Jack had come here today all dressed up like he was expecting a call from Terry Venables himself. Only now his England shirt was ripped and covered with Guinness. And its collar was being pinned to the wall by some wiry, pockmarked headcase who clearly had designs on knocking his teeth into the middle of next week.
‘Let him go,’ Frankie snapped, stepping right into the ferrety little bastard’s line of sight. ‘Right. Bloody. Now.’
All eyes on him, waiting to see what would happen next. The final whistle blew up there on the screens, but no one even looked up.
‘You, get lost, or you’re next,’ said the scrote, twisting his grip on Jack’s collar even tighter, bringing the blood right up into his cheeks.
Frankie’s fingers curled into fists. He’d shifted automatically into a fighting stance. ‘I’m not going to tell you again. Let go of him now.’
The kid flashed Frankie another filthy glare, then looked round sharply, trying to suss out what he was up against. Frankie did likewise, because there was no way this little wanker would be acting out like this if he was on his own.
And there they were, over the kid’s right shoulder. His three mates, all kitted out in shiny white trainers and new tracksuits – like they’d just lifted them all from the same sodding shop. Pints in their fists like they were planning on ramming them into someone’s, anyone’s, face – but most likely of all, of course, his.
The scrote’s wolfish grin stretched wider. Reckoned he had this nailed. Had the odds on his side. Hadn’t spotted Spartak edging stealthily in behind his pals – or as stealthily as it was possible for an eighteen-stone ex-special forces soldier with a twelve-inch Mohawk to move.
‘And who the hell are you? Eh?’ The scrote gave J
ack’s collar another violent twist, just to let them all know who was in charge.
The way he said it. Not a local. A Scouser. Frankie normally got on with them just fine, but this one didn’t look like he wanted to be friends.
Over the kid’s other shoulder, Frankie clocked Tam Jackson, box-jawed and concrete-browed, cracking a broken smile. The only bloke apart from Frankie in here in a suit. One big enough to fit a fridge.
Tam was the biggest face in here. He worked for Tommy Riley himself, the local gangster numero uno. He’d arrived with Jack and five or six of Riley’s other boys, most of them just street soldiers, dealers, enforcers – all half Tam’s age. But that’s how Tam rolled, wasn’t it? Shelling out for drinks from his croc skin wallet, being the big man. Only he didn’t much look like he was planning on flexing his muscles to help Frankie today. More like this was just another piece of sport he was planning to watch.

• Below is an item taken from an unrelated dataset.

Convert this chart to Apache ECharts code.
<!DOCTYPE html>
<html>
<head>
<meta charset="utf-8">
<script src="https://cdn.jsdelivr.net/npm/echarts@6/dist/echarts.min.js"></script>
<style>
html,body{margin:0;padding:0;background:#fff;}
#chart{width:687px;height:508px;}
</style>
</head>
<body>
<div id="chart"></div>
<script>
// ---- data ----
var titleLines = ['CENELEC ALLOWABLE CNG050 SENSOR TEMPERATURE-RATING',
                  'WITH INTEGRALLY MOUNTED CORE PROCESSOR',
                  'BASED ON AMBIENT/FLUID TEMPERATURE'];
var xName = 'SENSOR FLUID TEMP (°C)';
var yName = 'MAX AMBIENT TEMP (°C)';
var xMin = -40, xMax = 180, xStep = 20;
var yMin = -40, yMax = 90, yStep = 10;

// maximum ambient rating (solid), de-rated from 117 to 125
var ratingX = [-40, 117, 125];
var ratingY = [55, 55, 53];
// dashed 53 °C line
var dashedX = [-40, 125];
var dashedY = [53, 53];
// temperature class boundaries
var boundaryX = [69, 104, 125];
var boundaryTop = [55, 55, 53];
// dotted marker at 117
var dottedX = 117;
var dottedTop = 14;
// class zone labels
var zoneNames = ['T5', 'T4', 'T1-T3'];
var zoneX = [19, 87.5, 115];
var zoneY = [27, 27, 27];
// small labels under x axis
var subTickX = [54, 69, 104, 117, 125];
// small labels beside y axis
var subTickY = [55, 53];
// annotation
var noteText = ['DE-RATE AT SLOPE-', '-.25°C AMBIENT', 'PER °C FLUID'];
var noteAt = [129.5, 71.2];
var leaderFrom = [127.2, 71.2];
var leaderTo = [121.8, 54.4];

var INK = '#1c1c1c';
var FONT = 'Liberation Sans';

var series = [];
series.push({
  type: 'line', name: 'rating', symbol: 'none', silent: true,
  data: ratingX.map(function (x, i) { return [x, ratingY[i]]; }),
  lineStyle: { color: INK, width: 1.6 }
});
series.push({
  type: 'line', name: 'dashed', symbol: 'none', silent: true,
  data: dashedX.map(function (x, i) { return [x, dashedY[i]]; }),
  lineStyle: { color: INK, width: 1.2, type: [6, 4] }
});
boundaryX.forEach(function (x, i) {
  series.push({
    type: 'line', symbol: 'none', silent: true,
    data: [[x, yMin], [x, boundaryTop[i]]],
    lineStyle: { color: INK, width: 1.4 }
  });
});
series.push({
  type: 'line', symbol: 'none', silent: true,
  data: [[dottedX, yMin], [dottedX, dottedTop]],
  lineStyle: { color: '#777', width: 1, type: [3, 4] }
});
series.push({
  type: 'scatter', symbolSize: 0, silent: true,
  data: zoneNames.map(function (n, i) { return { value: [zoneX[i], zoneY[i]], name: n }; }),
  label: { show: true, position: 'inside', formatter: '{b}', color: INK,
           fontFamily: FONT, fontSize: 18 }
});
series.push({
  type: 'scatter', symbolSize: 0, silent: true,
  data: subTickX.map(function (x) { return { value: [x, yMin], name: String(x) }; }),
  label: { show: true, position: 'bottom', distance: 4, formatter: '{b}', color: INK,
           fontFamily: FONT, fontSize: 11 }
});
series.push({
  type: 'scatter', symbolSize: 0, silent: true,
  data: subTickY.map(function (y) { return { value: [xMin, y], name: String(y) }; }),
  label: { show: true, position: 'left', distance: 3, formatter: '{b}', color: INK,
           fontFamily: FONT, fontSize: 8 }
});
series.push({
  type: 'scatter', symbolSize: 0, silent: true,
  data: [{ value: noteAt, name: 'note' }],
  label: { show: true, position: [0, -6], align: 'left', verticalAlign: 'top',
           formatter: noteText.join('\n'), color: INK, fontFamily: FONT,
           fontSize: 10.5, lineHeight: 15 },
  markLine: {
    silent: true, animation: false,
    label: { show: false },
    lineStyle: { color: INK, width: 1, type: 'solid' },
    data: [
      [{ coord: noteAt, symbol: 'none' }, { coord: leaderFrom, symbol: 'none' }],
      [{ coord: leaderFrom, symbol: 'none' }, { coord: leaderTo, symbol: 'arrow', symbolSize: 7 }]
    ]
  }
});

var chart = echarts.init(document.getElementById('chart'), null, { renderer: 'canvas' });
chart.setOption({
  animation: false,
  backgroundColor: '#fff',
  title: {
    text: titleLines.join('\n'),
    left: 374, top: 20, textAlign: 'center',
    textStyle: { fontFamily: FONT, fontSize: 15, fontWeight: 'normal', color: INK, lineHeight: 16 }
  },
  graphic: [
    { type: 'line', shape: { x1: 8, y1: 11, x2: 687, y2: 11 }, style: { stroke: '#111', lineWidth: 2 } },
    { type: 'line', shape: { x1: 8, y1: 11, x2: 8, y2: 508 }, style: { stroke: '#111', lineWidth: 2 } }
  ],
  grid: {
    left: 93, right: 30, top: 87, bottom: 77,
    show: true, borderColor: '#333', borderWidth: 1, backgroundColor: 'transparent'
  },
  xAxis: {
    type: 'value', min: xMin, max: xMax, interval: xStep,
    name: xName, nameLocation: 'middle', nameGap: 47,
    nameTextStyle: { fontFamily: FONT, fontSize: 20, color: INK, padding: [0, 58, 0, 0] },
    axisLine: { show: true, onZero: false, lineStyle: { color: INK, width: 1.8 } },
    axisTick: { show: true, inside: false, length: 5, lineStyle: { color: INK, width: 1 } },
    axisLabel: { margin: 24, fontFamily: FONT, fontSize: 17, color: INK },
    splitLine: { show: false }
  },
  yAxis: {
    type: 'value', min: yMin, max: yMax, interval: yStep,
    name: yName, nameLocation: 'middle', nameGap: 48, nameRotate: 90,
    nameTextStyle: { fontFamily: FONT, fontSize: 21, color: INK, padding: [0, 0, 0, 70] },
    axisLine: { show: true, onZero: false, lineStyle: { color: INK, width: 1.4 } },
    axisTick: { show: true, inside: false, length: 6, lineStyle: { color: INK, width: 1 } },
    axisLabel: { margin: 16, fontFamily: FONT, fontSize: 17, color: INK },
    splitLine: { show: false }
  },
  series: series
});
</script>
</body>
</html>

‘Me?’ Frankie switched his attention back to the Scouser. ‘I’m the bloke whose face you’re going to be thinking about in hospital for the next six months, if you don’t get the hell off of him and get the hell out of my club.’

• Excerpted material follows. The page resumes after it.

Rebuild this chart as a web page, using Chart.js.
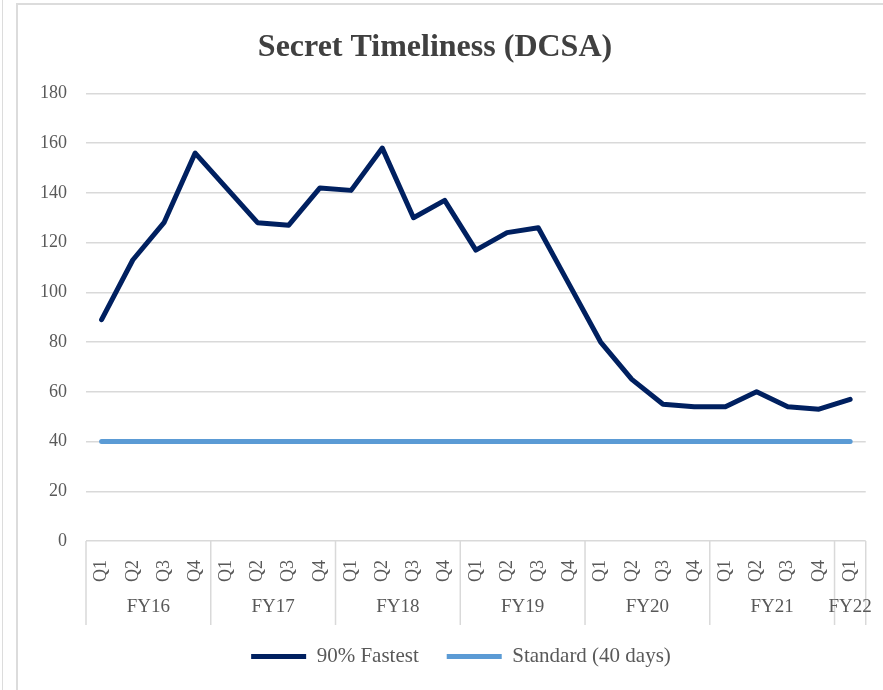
<!DOCTYPE html>
<html>
<head>
<meta charset="utf-8">
<script src="https://cdn.jsdelivr.net/npm/chart.js@4/dist/chart.umd.min.js"></script>
<style>
    body { margin: 0; background: #ffffff; }
    #wrap { position: relative; width: 883px; height: 690px; }
    .edge { position: absolute; background: #dcdcdc; }
    canvas { position: absolute; left: 0; top: 0; }
</style>
</head>
<body>
<div id="wrap">
    <div class="edge" style="left:2px; top:0; width:1px; height:690px;"></div>
    <div class="edge" style="left:16px; top:3px; width:2px; height:687px;"></div>
    <div class="edge" style="left:16px; top:3px; width:867px; height:2px;"></div>
    <canvas id="grafico" width="883" height="690"></canvas>
</div>
<script>
const quarters = [
    'Q1', 'Q2', 'Q3', 'Q4', 'Q1', 'Q2', 'Q3', 'Q4', 'Q1', 'Q2', 'Q3', 'Q4',
    'Q1', 'Q2', 'Q3', 'Q4', 'Q1', 'Q2', 'Q3', 'Q4', 'Q1', 'Q2', 'Q3', 'Q4', 'Q1'
];
const fiscalYears = ['FY16', 'FY17', 'FY18', 'FY19', 'FY20', 'FY21', 'FY22'];
const quartersPerYear = [4, 4, 4, 4, 4, 4, 1];
const fastest90 = [89, 113, 128, 156, 142, 128, 127, 142, 141, 158, 130, 137, 117, 124, 126, 103, 80, 65, 55, 54, 54, 60, 54, 53, 57];
const standard40 = [40, 40, 40, 40, 40, 40, 40, 40, 40, 40, 40, 40, 40, 40, 40, 40, 40, 40, 40, 40, 40, 40, 40, 40, 40];
const yTicks = [0, 20, 40, 60, 80, 100, 120, 140, 160, 180];

const serif = "'Liberation Serif', 'DejaVu Serif', serif";
const gridColor = '#d9d9d9';
const textColor = '#595959';

// etiquetas de año fiscal debajo de los trimestres
const fiscalYearAxis = {
    id: 'fiscalYearAxis',
    afterLayout(chart) {
        chart.legend.left += 26;
        chart.legend.right += 26;
    },
    afterDraw(chart) {
        const ctx = chart.ctx;
        const x = chart.scales.x;
        const area = chart.chartArea;
        const half = (x.getPixelForValue(1) - x.getPixelForValue(0)) / 2;
        const bottom = area.bottom + 84;

        ctx.save();
        ctx.strokeStyle = gridColor;
        ctx.lineWidth = 1.5;
        ctx.fillStyle = textColor;
        ctx.font = '19px ' + serif;
        ctx.textAlign = 'center';
        ctx.textBaseline = 'middle';

        let start = 0;
        fiscalYears.forEach((fy, i) => {
            const end = start + quartersPerYear[i] - 1;
            const left = x.getPixelForValue(start) - half;
            const right = x.getPixelForValue(end) + half;
            ctx.beginPath();
            ctx.moveTo(left, area.bottom);
            ctx.lineTo(left, bottom);
            ctx.stroke();
            if (i === fiscalYears.length - 1) {
                ctx.beginPath();
                ctx.moveTo(right, area.bottom);
                ctx.lineTo(right, bottom);
                ctx.stroke();
            }
            ctx.fillText(fy, (left + right) / 2, area.bottom + 66);
            start = end + 1;
        });
        ctx.restore();
    }
};

new Chart(document.getElementById('grafico').getContext('2d'), {
    type: 'line',
    data: {
        labels: quarters,
        datasets: [
            {
                label: '90% Fastest',
                data: fastest90,
                borderColor: '#002060',
                backgroundColor: '#002060',
                borderWidth: 5,
                borderCapStyle: 'round',
                borderJoinStyle: 'round',
                pointRadius: 0,
                tension: 0
            },
            {
                label: 'Standard (40 days)',
                data: standard40,
                borderColor: '#5b9bd5',
                backgroundColor: '#5b9bd5',
                borderWidth: 5,
                borderCapStyle: 'round',
                pointRadius: 0,
                tension: 0
            }
        ]
    },
    options: {
        responsive: false,
        animation: false,
        layout: { padding: { left: 0, right: 13, top: 0, bottom: 13 } },
        scales: {
            x: {
                offset: true,
                grid: { display: false },
                border: { display: false },
                ticks: {
                    autoSkip: false,
                    minRotation: 90,
                    maxRotation: 90,
                    padding: 11,
                    color: textColor,
                    font: { family: serif, size: 18 }
                },
                afterFit(scale) { scale.height = 77; }
            },
            y: {
                min: 0,
                max: 180,
                afterBuildTicks(scale) { scale.ticks = yTicks.map(v => ({ value: v })); },
                grid: { color: gridColor, lineWidth: 1.5, drawTicks: false },
                border: { display: false },
                ticks: {
                    padding: 19,
                    color: textColor,
                    font: { family: serif, size: 18 }
                },
                afterFit(scale) { scale.width = 86; }
            }
        },
        plugins: {
            title: {
                display: true,
                text: 'Secret Timeliness (DCSA)',
                color: '#404040',
                font: { family: serif, size: 32, weight: 'bold' },
                padding: { top: 29, bottom: 26 }
            },
            legend: {
                display: true,
                position: 'bottom',
                labels: {
                    usePointStyle: true,
                    pointStyle: 'line',
                    pointStyleWidth: 55,
                    boxWidth: 55,
                    padding: 28,
                    color: textColor,
                    font: { family: serif, size: 21 }
                }
            },
            tooltip: { enabled: false }
        }
    },
    plugins: [fiscalYearAxis]
});
</script>
</body>
</html>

Frankie’s eyes locked on him. Come on, then, bring it. Because here, in the thick of it, with his blood now well up, Frankie didn’t care. This was his place and no one was in charge here but him. Fists up, he was ready. No way was he going to back down.
The kid’s eyes flickered. The cogs behind them whirred as a sense of doubt crept in. As he took in Frankie’s frame and all the time he’d spent in the kickboxing gym the last six months.

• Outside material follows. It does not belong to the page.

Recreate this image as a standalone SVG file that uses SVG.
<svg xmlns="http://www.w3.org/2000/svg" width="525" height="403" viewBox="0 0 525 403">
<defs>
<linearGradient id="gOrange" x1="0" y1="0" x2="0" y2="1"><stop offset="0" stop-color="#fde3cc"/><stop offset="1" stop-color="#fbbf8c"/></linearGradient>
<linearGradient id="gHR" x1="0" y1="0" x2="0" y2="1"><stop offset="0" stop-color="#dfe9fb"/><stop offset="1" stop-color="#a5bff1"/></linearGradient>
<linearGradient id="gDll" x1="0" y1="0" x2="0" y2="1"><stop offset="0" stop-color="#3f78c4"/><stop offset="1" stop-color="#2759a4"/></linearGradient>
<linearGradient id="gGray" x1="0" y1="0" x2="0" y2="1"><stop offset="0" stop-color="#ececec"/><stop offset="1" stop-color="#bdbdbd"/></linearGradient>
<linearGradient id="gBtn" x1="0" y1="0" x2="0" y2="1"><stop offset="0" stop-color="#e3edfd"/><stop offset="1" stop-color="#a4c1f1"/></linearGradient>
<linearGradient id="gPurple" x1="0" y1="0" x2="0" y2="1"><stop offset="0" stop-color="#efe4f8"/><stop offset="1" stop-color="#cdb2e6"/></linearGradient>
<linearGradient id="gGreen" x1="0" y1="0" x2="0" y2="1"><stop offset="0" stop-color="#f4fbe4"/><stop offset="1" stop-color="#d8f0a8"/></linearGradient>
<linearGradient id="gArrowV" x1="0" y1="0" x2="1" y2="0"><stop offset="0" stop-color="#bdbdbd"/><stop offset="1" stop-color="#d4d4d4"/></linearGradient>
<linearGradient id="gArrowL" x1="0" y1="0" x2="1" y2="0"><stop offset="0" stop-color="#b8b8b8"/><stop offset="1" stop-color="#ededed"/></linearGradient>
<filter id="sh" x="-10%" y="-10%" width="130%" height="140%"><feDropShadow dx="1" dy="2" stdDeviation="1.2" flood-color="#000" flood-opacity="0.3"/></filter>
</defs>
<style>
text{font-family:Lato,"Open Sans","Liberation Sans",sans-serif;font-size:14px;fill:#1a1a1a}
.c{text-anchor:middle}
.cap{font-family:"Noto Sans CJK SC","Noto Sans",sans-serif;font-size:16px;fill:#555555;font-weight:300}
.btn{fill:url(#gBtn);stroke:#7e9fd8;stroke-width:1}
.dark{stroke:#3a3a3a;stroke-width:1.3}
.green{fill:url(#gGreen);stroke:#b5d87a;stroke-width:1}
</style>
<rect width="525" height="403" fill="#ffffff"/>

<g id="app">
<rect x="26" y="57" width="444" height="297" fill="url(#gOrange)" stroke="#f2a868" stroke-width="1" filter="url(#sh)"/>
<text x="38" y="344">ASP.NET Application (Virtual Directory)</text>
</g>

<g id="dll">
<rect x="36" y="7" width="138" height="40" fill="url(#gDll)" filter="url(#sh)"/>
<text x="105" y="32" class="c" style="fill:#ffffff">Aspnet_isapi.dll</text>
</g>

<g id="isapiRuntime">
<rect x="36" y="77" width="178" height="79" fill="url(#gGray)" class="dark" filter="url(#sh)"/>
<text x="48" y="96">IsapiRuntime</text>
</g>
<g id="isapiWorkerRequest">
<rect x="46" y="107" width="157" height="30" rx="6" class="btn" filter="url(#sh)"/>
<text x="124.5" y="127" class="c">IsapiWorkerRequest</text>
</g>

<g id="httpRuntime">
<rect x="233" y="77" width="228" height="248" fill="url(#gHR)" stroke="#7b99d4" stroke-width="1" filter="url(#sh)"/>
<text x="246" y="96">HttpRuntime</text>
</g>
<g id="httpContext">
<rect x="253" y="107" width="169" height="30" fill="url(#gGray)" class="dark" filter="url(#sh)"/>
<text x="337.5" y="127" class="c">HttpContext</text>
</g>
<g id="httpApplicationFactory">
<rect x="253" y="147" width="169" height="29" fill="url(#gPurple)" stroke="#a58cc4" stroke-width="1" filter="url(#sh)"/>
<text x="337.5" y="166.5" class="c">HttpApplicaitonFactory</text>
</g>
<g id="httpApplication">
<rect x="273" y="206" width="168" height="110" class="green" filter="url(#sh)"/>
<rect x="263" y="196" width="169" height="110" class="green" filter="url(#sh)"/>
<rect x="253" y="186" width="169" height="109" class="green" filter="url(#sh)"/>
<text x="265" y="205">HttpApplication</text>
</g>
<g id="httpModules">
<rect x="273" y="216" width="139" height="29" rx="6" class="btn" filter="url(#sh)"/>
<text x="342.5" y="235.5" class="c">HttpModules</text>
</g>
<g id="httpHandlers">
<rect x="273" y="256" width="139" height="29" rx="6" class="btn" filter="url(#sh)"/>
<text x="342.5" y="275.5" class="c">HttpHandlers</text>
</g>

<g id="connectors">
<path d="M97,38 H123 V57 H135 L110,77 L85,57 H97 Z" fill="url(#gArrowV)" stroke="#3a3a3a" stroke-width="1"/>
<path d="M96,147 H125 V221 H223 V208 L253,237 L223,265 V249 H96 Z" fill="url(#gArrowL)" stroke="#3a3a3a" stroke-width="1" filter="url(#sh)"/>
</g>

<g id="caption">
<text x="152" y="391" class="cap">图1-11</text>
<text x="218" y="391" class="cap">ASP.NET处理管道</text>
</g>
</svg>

The scrote’s other three little tracksuit bastard mates started crowding in then, all well coked up. Maybe they fancied their chances too. Well, fine. So be it. Frankie braced himself. Had already decided which one he was going to hit first. His eyes caught Spartak’s. The big man was right there behind them in position now too, licking his lips.
‘I believe that you boys should be using your ears and listening good to this man,’ his voice then boomed out, causing two out of the three of these peasants to look round – and then up. ‘Yes, that is right. And you know why? Because I have not even been fed today and I particularly enjoy eating little weasels like you for my tea.’